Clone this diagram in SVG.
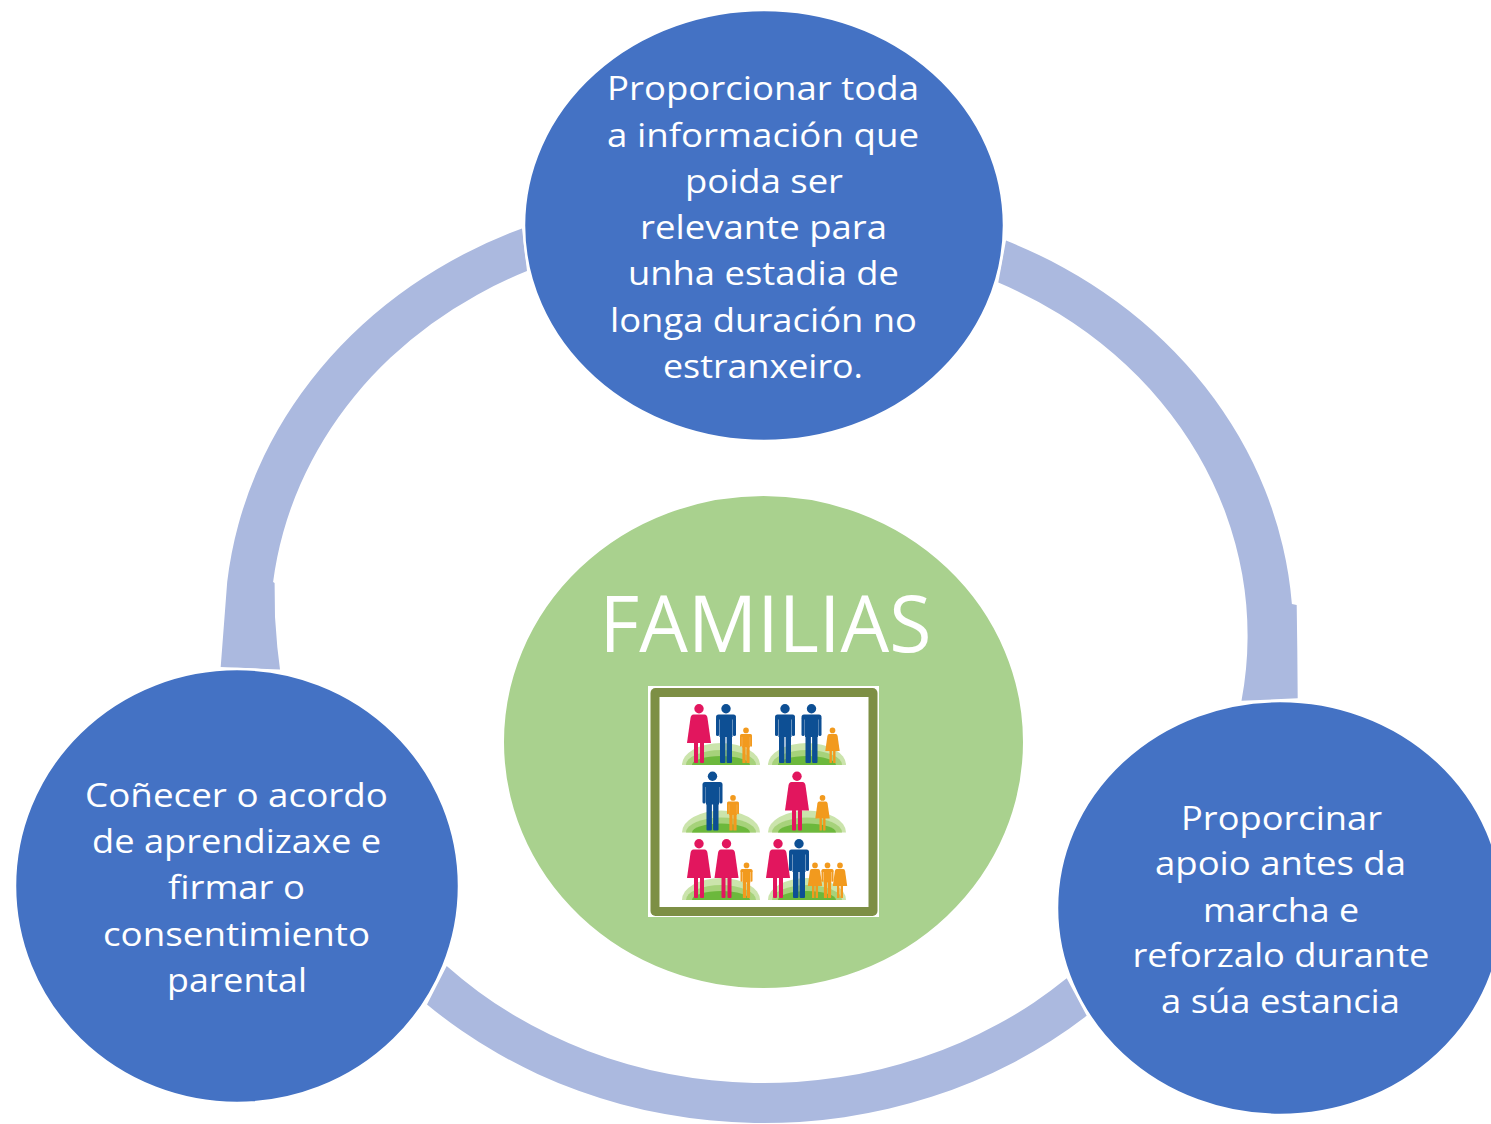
<svg xmlns="http://www.w3.org/2000/svg" xmlns:xlink="http://www.w3.org/1999/xlink" width="1491" height="1124" viewBox="0 0 1491 1124">
<style>
.ring{fill:#ABB9DF}
.node{fill:#4472C4;stroke:#FFFFFF;stroke-width:2.5}
.center{fill:#A9D18E;stroke:#FFFFFF;stroke-width:2}
.t{font-family:"Open Sans","Liberation Sans",sans-serif;font-size:32px;fill:#FFFFFF;text-anchor:middle}
.big{font-family:"Open Sans","Liberation Sans",sans-serif;font-size:78px;fill:#FFFFFF;text-anchor:middle}
.f{fill:#E2165E}
.m{fill:#0D4F94}
.c{fill:#F29A1E}
</style>
<defs>
<g id="man">
<circle cx="0" cy="-54.3" r="4.7"/>
<rect x="-10" y="-48.5" width="20" height="5" rx="2.5"/>
<rect x="-6.5" y="-47" width="13" height="21"/>
<rect x="-10" y="-46" width="3.2" height="19" rx="1.6"/>
<rect x="6.8" y="-46" width="3.2" height="19" rx="1.6"/>
<rect x="-6" y="-28" width="5.4" height="28" rx="1"/>
<rect x="0.6" y="-28" width="5.4" height="28" rx="1"/>
</g>
<g id="woman">
<circle cx="0" cy="-54.3" r="4.7"/>
<path d="M-5.5,-48.5 H5.5 Q8,-48.5 8.5,-45 L12,-20 H-12 L-8.5,-45 Q-8,-48.5 -5.5,-48.5 Z"/>
<rect x="-5" y="-21" width="4" height="21" rx="1"/>
<rect x="1" y="-21" width="4" height="21" rx="1"/>
</g>
<g id="boy"><use xlink:href="#man" transform="scale(0.6)"/></g>
<g id="girl"><use xlink:href="#woman" transform="scale(0.6)"/></g>
<g id="hill">
<path d="M-39,0 A39,22 0 0 1 39,0 Z" fill="#CBE4AC"/>
<path d="M-35,0 A35,15 0 0 1 35,0 Z" fill="#A6D27A"/>
<path d="M-29,0 A29,9 0 0 1 29,0 Z" fill="#6CB83C"/>
</g>
</defs>
<rect width="1491" height="1124" fill="#FFFFFF"/>

<g id="connectors">
<path id="arc-left" class="ring" d="M220.7,667 L222,650 L227.2,582 A480.7,431.5 0 0,1 522,228.4 L527,271.1 A435,390.5 0 0,0 273.1,582 L274.6,583 L275,617 L277.3,647 L280,669.5 Z"/>
<path id="arc-right" class="ring" d="M1006,240.6 A480.7,431.5 0 0,1 1291.9,604 L1296.7,605 L1297.3,650 L1297.7,698.3 L1241.5,700.7 A435,390.5 0 0,0 998.3,282.5 Z"/>
<path id="arc-bottom" class="ring" d="M1086.7,1015.8 A495.7,445 0 0,1 427,1004.4 L446.7,966 A451.2,405 0 0,0 1066.7,978.3 Z"/>
</g>

<g id="node-top">
<ellipse class="node" cx="764" cy="225.5" rx="240" ry="215.5"/>
<text class="t" x="763" y="100" textLength="312" lengthAdjust="spacingAndGlyphs">Proporcionar toda</text>
<text class="t" x="763" y="146.5" textLength="312" lengthAdjust="spacingAndGlyphs">a información que</text>
<text class="t" x="764" y="192.5" textLength="158" lengthAdjust="spacingAndGlyphs">poida ser</text>
<text class="t" x="763.5" y="239" textLength="247" lengthAdjust="spacingAndGlyphs">relevante para</text>
<text class="t" x="763.5" y="285" textLength="271" lengthAdjust="spacingAndGlyphs">unha estadia de</text>
<text class="t" x="763.5" y="331.5" textLength="307" lengthAdjust="spacingAndGlyphs">longa duración no</text>
<text class="t" x="763" y="377.5" textLength="200" lengthAdjust="spacingAndGlyphs">estranxeiro.</text>
</g>

<g id="node-left">
<ellipse class="node" cx="237" cy="886" rx="222" ry="217"/>
<text class="t" x="236.5" y="807" textLength="303" lengthAdjust="spacingAndGlyphs">Coñecer o acordo</text>
<text class="t" x="236.5" y="853" textLength="289" lengthAdjust="spacingAndGlyphs">de aprendizaxe e</text>
<text class="t" x="236.5" y="899" textLength="137" lengthAdjust="spacingAndGlyphs">firmar o</text>
<text class="t" x="236.5" y="946" textLength="267" lengthAdjust="spacingAndGlyphs">consentimiento</text>
<text class="t" x="237" y="992" textLength="140" lengthAdjust="spacingAndGlyphs">parental</text>
</g>

<g id="node-right">
<ellipse class="node" cx="1280" cy="908" rx="223" ry="207"/>
<text class="t" x="1281.5" y="830" textLength="201" lengthAdjust="spacingAndGlyphs">Proporcinar</text>
<text class="t" x="1280.5" y="875" textLength="251" lengthAdjust="spacingAndGlyphs">apoio antes da</text>
<text class="t" x="1281" y="921.5" textLength="156" lengthAdjust="spacingAndGlyphs">marcha e</text>
<text class="t" x="1281" y="967" textLength="297" lengthAdjust="spacingAndGlyphs">reforzalo durante</text>
<text class="t" x="1280.5" y="1013" textLength="239" lengthAdjust="spacingAndGlyphs">a súa estancia</text>
</g>

<g id="node-center">
<ellipse class="center" cx="763.5" cy="742" rx="260.5" ry="247"/>
<text class="big" x="765.5" y="652" textLength="332" lengthAdjust="spacingAndGlyphs">FAMILIAS</text>
<g id="family-picture">
<rect x="648" y="686" width="231" height="231" fill="#FFFFFF"/>
<rect x="650.5" y="688" width="227" height="228" rx="5" fill="#7D8F45"/>
<rect x="659.5" y="697" width="209" height="210" fill="#FFFFFF"/>
<use xlink:href="#hill" x="721" y="765"/>
<use xlink:href="#hill" x="807" y="765"/>
<use xlink:href="#hill" x="721" y="832.5"/>
<use xlink:href="#hill" x="807" y="832.5"/>
<use xlink:href="#hill" x="721" y="900"/>
<use xlink:href="#hill" x="807" y="900"/>
<use xlink:href="#woman" class="f" x="699" y="763"/>
<use xlink:href="#man" class="m" x="726" y="763"/>
<use xlink:href="#boy" class="c" x="746" y="763"/>
<use xlink:href="#man" class="m" x="785" y="763"/>
<use xlink:href="#man" class="m" x="811.5" y="763"/>
<use xlink:href="#girl" class="c" x="832.5" y="763"/>
<use xlink:href="#man" class="m" x="712.5" y="830.5"/>
<use xlink:href="#boy" class="c" x="733" y="830.5"/>
<use xlink:href="#woman" class="f" x="797" y="830.5"/>
<use xlink:href="#girl" class="c" x="822.5" y="830.5"/>
<use xlink:href="#woman" class="f" x="699" y="898"/>
<use xlink:href="#woman" class="f" x="726.5" y="898"/>
<use xlink:href="#boy" class="c" x="746.5" y="898"/>
<use xlink:href="#woman" class="f" x="778" y="898"/>
<use xlink:href="#man" class="m" x="799" y="898"/>
<use xlink:href="#girl" class="c" x="815" y="898"/>
<use xlink:href="#boy" class="c" x="827.5" y="898"/>
<use xlink:href="#girl" class="c" x="840" y="898"/>
</g>
</g>
</svg>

■ ■ ■ ■ ■

**Exercise**
Using the data above, write out every line exactly, leaving the images behind.

**Problem solution**
Clone this diagram in SVG.
<svg xmlns="http://www.w3.org/2000/svg" xmlns:xlink="http://www.w3.org/1999/xlink" width="1491" height="1124" viewBox="0 0 1491 1124">
<style>
.ring{fill:#ABB9DF}
.node{fill:#4472C4;stroke:#FFFFFF;stroke-width:2.5}
.center{fill:#A9D18E;stroke:#FFFFFF;stroke-width:2}
.t{font-family:"Open Sans","Liberation Sans",sans-serif;font-size:32px;fill:#FFFFFF;text-anchor:middle}
.big{font-family:"Open Sans","Liberation Sans",sans-serif;font-size:78px;fill:#FFFFFF;text-anchor:middle}
.f{fill:#E2165E}
.m{fill:#0D4F94}
.c{fill:#F29A1E}
</style>
<defs>
<g id="man">
<circle cx="0" cy="-54.3" r="4.7"/>
<rect x="-10" y="-48.5" width="20" height="5" rx="2.5"/>
<rect x="-6.5" y="-47" width="13" height="21"/>
<rect x="-10" y="-46" width="3.2" height="19" rx="1.6"/>
<rect x="6.8" y="-46" width="3.2" height="19" rx="1.6"/>
<rect x="-6" y="-28" width="5.4" height="28" rx="1"/>
<rect x="0.6" y="-28" width="5.4" height="28" rx="1"/>
</g>
<g id="woman">
<circle cx="0" cy="-54.3" r="4.7"/>
<path d="M-5.5,-48.5 H5.5 Q8,-48.5 8.5,-45 L12,-20 H-12 L-8.5,-45 Q-8,-48.5 -5.5,-48.5 Z"/>
<rect x="-5" y="-21" width="4" height="21" rx="1"/>
<rect x="1" y="-21" width="4" height="21" rx="1"/>
</g>
<g id="boy"><use xlink:href="#man" transform="scale(0.6)"/></g>
<g id="girl"><use xlink:href="#woman" transform="scale(0.6)"/></g>
<g id="hill">
<path d="M-39,0 A39,22 0 0 1 39,0 Z" fill="#CBE4AC"/>
<path d="M-35,0 A35,15 0 0 1 35,0 Z" fill="#A6D27A"/>
<path d="M-29,0 A29,9 0 0 1 29,0 Z" fill="#6CB83C"/>
</g>
</defs>
<rect width="1491" height="1124" fill="#FFFFFF"/>

<g id="connectors">
<path id="arc-left" class="ring" d="M220.7,667 L222,650 L227.2,582 A480.7,431.5 0 0,1 522,228.4 L527,271.1 A435,390.5 0 0,0 273.1,582 L274.6,583 L275,617 L277.3,647 L280,669.5 Z"/>
<path id="arc-right" class="ring" d="M1006,240.6 A480.7,431.5 0 0,1 1291.9,604 L1296.7,605 L1297.3,650 L1297.7,698.3 L1241.5,700.7 A435,390.5 0 0,0 998.3,282.5 Z"/>
<path id="arc-bottom" class="ring" d="M1086.7,1015.8 A495.7,445 0 0,1 427,1004.4 L446.7,966 A451.2,405 0 0,0 1066.7,978.3 Z"/>
</g>

<g id="node-top">
<ellipse class="node" cx="764" cy="225.5" rx="240" ry="215.5"/>
<text class="t" x="763" y="100" textLength="312" lengthAdjust="spacingAndGlyphs">Proporcionar toda</text>
<text class="t" x="763" y="146.5" textLength="312" lengthAdjust="spacingAndGlyphs">a información que</text>
<text class="t" x="764" y="192.5" textLength="158" lengthAdjust="spacingAndGlyphs">poida ser</text>
<text class="t" x="763.5" y="239" textLength="247" lengthAdjust="spacingAndGlyphs">relevante para</text>
<text class="t" x="763.5" y="285" textLength="271" lengthAdjust="spacingAndGlyphs">unha estadia de</text>
<text class="t" x="763.5" y="331.5" textLength="307" lengthAdjust="spacingAndGlyphs">longa duración no</text>
<text class="t" x="763" y="377.5" textLength="200" lengthAdjust="spacingAndGlyphs">estranxeiro.</text>
</g>

<g id="node-left">
<ellipse class="node" cx="237" cy="886" rx="222" ry="217"/>
<text class="t" x="236.5" y="807" textLength="303" lengthAdjust="spacingAndGlyphs">Coñecer o acordo</text>
<text class="t" x="236.5" y="853" textLength="289" lengthAdjust="spacingAndGlyphs">de aprendizaxe e</text>
<text class="t" x="236.5" y="899" textLength="137" lengthAdjust="spacingAndGlyphs">firmar o</text>
<text class="t" x="236.5" y="946" textLength="267" lengthAdjust="spacingAndGlyphs">consentimiento</text>
<text class="t" x="237" y="992" textLength="140" lengthAdjust="spacingAndGlyphs">parental</text>
</g>

<g id="node-right">
<ellipse class="node" cx="1280" cy="908" rx="223" ry="207"/>
<text class="t" x="1281.5" y="830" textLength="201" lengthAdjust="spacingAndGlyphs">Proporcinar</text>
<text class="t" x="1280.5" y="875" textLength="251" lengthAdjust="spacingAndGlyphs">apoio antes da</text>
<text class="t" x="1281" y="921.5" textLength="156" lengthAdjust="spacingAndGlyphs">marcha e</text>
<text class="t" x="1281" y="967" textLength="297" lengthAdjust="spacingAndGlyphs">reforzalo durante</text>
<text class="t" x="1280.5" y="1013" textLength="239" lengthAdjust="spacingAndGlyphs">a súa estancia</text>
</g>

<g id="node-center">
<ellipse class="center" cx="763.5" cy="742" rx="260.5" ry="247"/>
<text class="big" x="765.5" y="652" textLength="332" lengthAdjust="spacingAndGlyphs">FAMILIAS</text>
<g id="family-picture">
<rect x="648" y="686" width="231" height="231" fill="#FFFFFF"/>
<rect x="650.5" y="688" width="227" height="228" rx="5" fill="#7D8F45"/>
<rect x="659.5" y="697" width="209" height="210" fill="#FFFFFF"/>
<use xlink:href="#hill" x="721" y="765"/>
<use xlink:href="#hill" x="807" y="765"/>
<use xlink:href="#hill" x="721" y="832.5"/>
<use xlink:href="#hill" x="807" y="832.5"/>
<use xlink:href="#hill" x="721" y="900"/>
<use xlink:href="#hill" x="807" y="900"/>
<use xlink:href="#woman" class="f" x="699" y="763"/>
<use xlink:href="#man" class="m" x="726" y="763"/>
<use xlink:href="#boy" class="c" x="746" y="763"/>
<use xlink:href="#man" class="m" x="785" y="763"/>
<use xlink:href="#man" class="m" x="811.5" y="763"/>
<use xlink:href="#girl" class="c" x="832.5" y="763"/>
<use xlink:href="#man" class="m" x="712.5" y="830.5"/>
<use xlink:href="#boy" class="c" x="733" y="830.5"/>
<use xlink:href="#woman" class="f" x="797" y="830.5"/>
<use xlink:href="#girl" class="c" x="822.5" y="830.5"/>
<use xlink:href="#woman" class="f" x="699" y="898"/>
<use xlink:href="#woman" class="f" x="726.5" y="898"/>
<use xlink:href="#boy" class="c" x="746.5" y="898"/>
<use xlink:href="#woman" class="f" x="778" y="898"/>
<use xlink:href="#man" class="m" x="799" y="898"/>
<use xlink:href="#girl" class="c" x="815" y="898"/>
<use xlink:href="#boy" class="c" x="827.5" y="898"/>
<use xlink:href="#girl" class="c" x="840" y="898"/>
</g>
</g>
</svg>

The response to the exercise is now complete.